The stage is a flat platform where the microscope slide, containing the specimen, is placed and held securely by stage clips. Light then passes through an aperture in the stage to reach the specimen. Positioned directly above the specimen are the objective lenses, the primary optical lenses responsible for initial magnification. These lenses are mounted on a revolving nosepiece, allowing users to switch between different magnification powers, commonly ranging from 4x to 100x.
After the objective lenses, the image is processed by the eyepiece (ocular lens), the lens the observer looks through. Eyepieces typically offer 10x magnification. Coarse and fine focus knobs allow precise image clarity adjustment. The coarse knob is for initial focusing with lower power objectives, while the fine knob provides sharper focus at higher magnifications.
Light’s Journey Through the Microscope
The process of image formation begins with the illuminator, which emits a beam of light. This light travels through the condenser, which collects and concentrates rays, directing them through the specimen on the stage. For optimal viewing, the specimen must be thin enough for light to pass through.

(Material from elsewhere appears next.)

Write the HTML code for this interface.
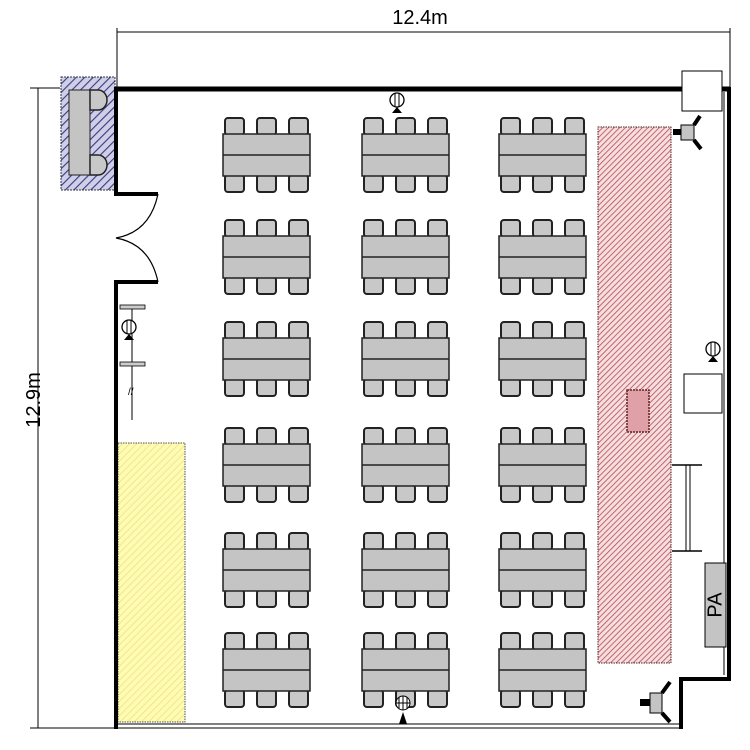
<!DOCTYPE html>
<html><head><meta charset="utf-8"><style>body{margin:0;background:#fff}svg{display:block}</style></head><body>
<svg width="750" height="750" viewBox="0 0 750 750" xmlns="http://www.w3.org/2000/svg" font-family="Liberation Sans, sans-serif">
<defs>
<pattern id="hb" width="6" height="6" patternUnits="userSpaceOnUse" patternTransform="rotate(45)"><rect width="6" height="6" fill="#cfcfe8"/><line x1="0" y1="0" x2="0" y2="6" stroke="#3a3a80" stroke-width="2.2"/></pattern>
<pattern id="hr" width="4" height="4" patternUnits="userSpaceOnUse" patternTransform="rotate(45)"><rect width="4" height="4" fill="#f4dede"/><line x1="0" y1="0" x2="0" y2="4" stroke="#b84858" stroke-width="1.6"/></pattern>
<pattern id="hy" width="5" height="5" patternUnits="userSpaceOnUse" patternTransform="rotate(45)"><rect width="5" height="5" fill="#fffbb0"/><line x1="0" y1="0" x2="0" y2="5" stroke="#e8e090" stroke-width="1.5"/></pattern>
<g id="u">
<rect x="2" y="0" width="19" height="17" rx="3" fill="#c8c8c8" stroke="#222" stroke-width="2"/>
<rect x="34" y="0" width="19" height="17" rx="3" fill="#c8c8c8" stroke="#222" stroke-width="2"/>
<rect x="66" y="0" width="19" height="17" rx="3" fill="#c8c8c8" stroke="#222" stroke-width="2"/>
<rect x="2" y="57" width="19" height="17" rx="3" fill="#c8c8c8" stroke="#222" stroke-width="2"/>
<rect x="34" y="57" width="19" height="17" rx="3" fill="#c8c8c8" stroke="#222" stroke-width="2"/>
<rect x="66" y="57" width="19" height="17" rx="3" fill="#c8c8c8" stroke="#222" stroke-width="2"/>
<rect x="0" y="16" width="87" height="42" fill="#c4c4c4" stroke="#222" stroke-width="1.5"/>
<line x1="0" y1="37" x2="87" y2="37" stroke="#222" stroke-width="1.5"/>
</g>
<g id="o"><circle cx="0" cy="0" r="7" fill="#fff" stroke="#000" stroke-width="1.3"/><line x1="-2" y1="-7" x2="-2" y2="7" stroke="#000"/><line x1="2" y1="-7" x2="2" y2="7" stroke="#000"/><path d="M-5 13 L0 7 L5 13Z" fill="#000"/></g>
</defs>
<text x="420" y="24" font-size="20" text-anchor="middle">12.4m</text>
<line x1="117" y1="32" x2="730" y2="32" stroke="#000"/>
<line x1="117" y1="28" x2="117" y2="88" stroke="#000"/>
<line x1="730" y1="28" x2="730" y2="88" stroke="#000"/>
<line x1="38" y1="88" x2="38" y2="728" stroke="#000"/>
<line x1="30" y1="88" x2="60" y2="88" stroke="#000"/>
<line x1="30" y1="728" x2="116" y2="728" stroke="#000"/>
<text x="40" y="400" font-size="20" text-anchor="middle" transform="rotate(-90 40 400)">12.9m</text>
<rect x="61" y="77" width="54" height="113" fill="url(#hb)" stroke="#334" stroke-dasharray="2,1"/>
<rect x="69" y="90" width="21" height="85" fill="#c4c4c4" stroke="#222"/>
<path d="M90 90 h8 a9 10 0 0 1 0 20 h-8z" fill="#c8c8c8" stroke="#222" stroke-width="1.5"/>
<path d="M90 155 h8 a9 10 0 0 1 0 20 h-8z" fill="#c8c8c8" stroke="#222" stroke-width="1.5"/>
<rect x="118" y="443" width="67" height="279" fill="url(#hy)" stroke="#555" stroke-dasharray="1.5,1"/>
<rect x="598" y="127" width="73" height="536" fill="url(#hr)" stroke="#522" stroke-dasharray="1.5,1"/>
<rect x="627" y="390" width="22" height="42" fill="#e0a0a8" stroke="#622" stroke-dasharray="2,1" stroke-width="1.5"/>
<line x1="115" y1="89" x2="730" y2="89" stroke="#000" stroke-width="5"/>
<path d="M116 87 V194 H158" fill="none" stroke="#000" stroke-width="4"/>
<path d="M158 282 H116 V729" fill="none" stroke="#000" stroke-width="4"/>
<path d="M158 194 Q150 232 116 238 Q150 244 158 282" fill="none" stroke="#000" stroke-width="1.2"/>
<line x1="118" y1="724" x2="680" y2="724" stroke="#000"/>
<line x1="118" y1="728" x2="680" y2="728" stroke="#000"/>
<path d="M729 87 V679 H681 V729" fill="none" stroke="#000" stroke-width="4"/>
<line x1="724" y1="92" x2="724" y2="675" stroke="#000"/>
<rect x="682" y="71" width="40" height="40" fill="#fff" stroke="#000"/>
<line x1="132" y1="305" x2="132" y2="420" stroke="#000"/>
<rect x="120" y="305" width="25" height="4" fill="#ccc" stroke="#000" stroke-width="0.8"/>
<rect x="120" y="362" width="25" height="4" fill="#ccc" stroke="#000" stroke-width="0.8"/>
<text x="128" y="395" font-size="10">//</text>
<use href="#o" x="129" y="327"/>
<use href="#u" x="223" y="118"/><use href="#u" x="362" y="118"/><use href="#u" x="499" y="118"/>
<use href="#u" x="223" y="220"/><use href="#u" x="362" y="220"/><use href="#u" x="499" y="220"/>
<use href="#u" x="223" y="322"/><use href="#u" x="362" y="322"/><use href="#u" x="499" y="322"/>
<use href="#u" x="223" y="428"/><use href="#u" x="362" y="428"/><use href="#u" x="499" y="428"/>
<use href="#u" x="223" y="533"/><use href="#u" x="362" y="533"/><use href="#u" x="499" y="533"/>
<use href="#u" x="223" y="633"/><use href="#u" x="362" y="633"/><use href="#u" x="499" y="633"/>
<use href="#o" x="397" y="100"/>
<circle cx="403" cy="703" r="7" fill="#fff" stroke="#000"/><line x1="396" y1="703" x2="410" y2="703" stroke="#000"/><line x1="403" y1="696" x2="403" y2="710" stroke="#000"/><line x1="399" y1="697" x2="399" y2="709" stroke="#000"/><line x1="407" y1="697" x2="407" y2="709" stroke="#000"/><path d="M399 724 L403 712 L407 724Z" fill="#000"/>
<use href="#o" x="713" y="349"/>
<rect x="684" y="374" width="38" height="39" fill="#fff" stroke="#000"/>
<line x1="686" y1="465" x2="686" y2="551" stroke="#000"/><line x1="690" y1="465" x2="690" y2="551" stroke="#000"/>
<line x1="672" y1="465" x2="702" y2="465" stroke="#000" stroke-width="1.5"/><line x1="672" y1="551" x2="702" y2="551" stroke="#000" stroke-width="1.5"/>
<rect x="705" y="563" width="21" height="84" fill="#c4c4c4" stroke="#000"/>
<text x="716" y="605" font-size="20" text-anchor="middle" dominant-baseline="middle" transform="rotate(-90 716 605)">PA</text>
<rect x="681" y="125" width="13" height="15" fill="#c4c4c4" stroke="#000"/>
<rect x="673" y="129" width="8" height="6" fill="#000"/>
<path d="M694 125 L700 116 M694 140 L701 149" stroke="#000" stroke-width="4"/>
<rect x="650" y="693" width="12" height="20" fill="#c4c4c4" stroke="#000"/>
<rect x="640" y="699" width="10" height="7" fill="#000"/>
<path d="M662 693 L670 682 M662 713 L670 722" stroke="#000" stroke-width="4"/>
</svg>
</body></html>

Once the light transmits through the specimen, it enters the objective lens positioned close to the sample. The objective lens gathers these rays, forming a magnified, real, and inverted intermediate image within the body tube. This image projects towards the eyepiece.
The eyepiece further magnifies this intermediate image. Rays from it pass through the eyepiece, creating a virtual, enlarged, inverted image for the observer. This two-step process, involving objective and eyepiece lenses, allows the compound microscope to achieve higher magnifications than a single lens.
Understanding Magnification and Resolution
Magnification refers to the ability of a microscope to enlarge the apparent size of an object. Total magnification in a compound light microscope is the objective lens’s power multiplied by the eyepiece lens’s power. For example, a 10x eyepiece with a 40x objective lens yields 400x total magnification. Compound microscopes typically provide magnifications from 40x to 1000x, some reaching 2000x.
Resolution, distinct from magnification, is the ability to distinguish between two closely spaced points as separate entities. It determines the clarity and detail visible in an image. Even if an image is highly magnified, a lack of resolution can make it appear blurry or indistinct.
The resolution of a light microscope is primarily limited by the wavelength of light used and the numerical aperture (NA) of the objective lens. Shorter wavelengths of light generally allow for higher resolution, as they can interact with smaller structures. The numerical aperture, which measures the lens’s ability to gather light, also directly influences resolution; a higher NA typically results in better resolving power. Due to the wave nature of light, there is a physical limit to the resolution achievable with a light microscope, typically around 200 nanometers.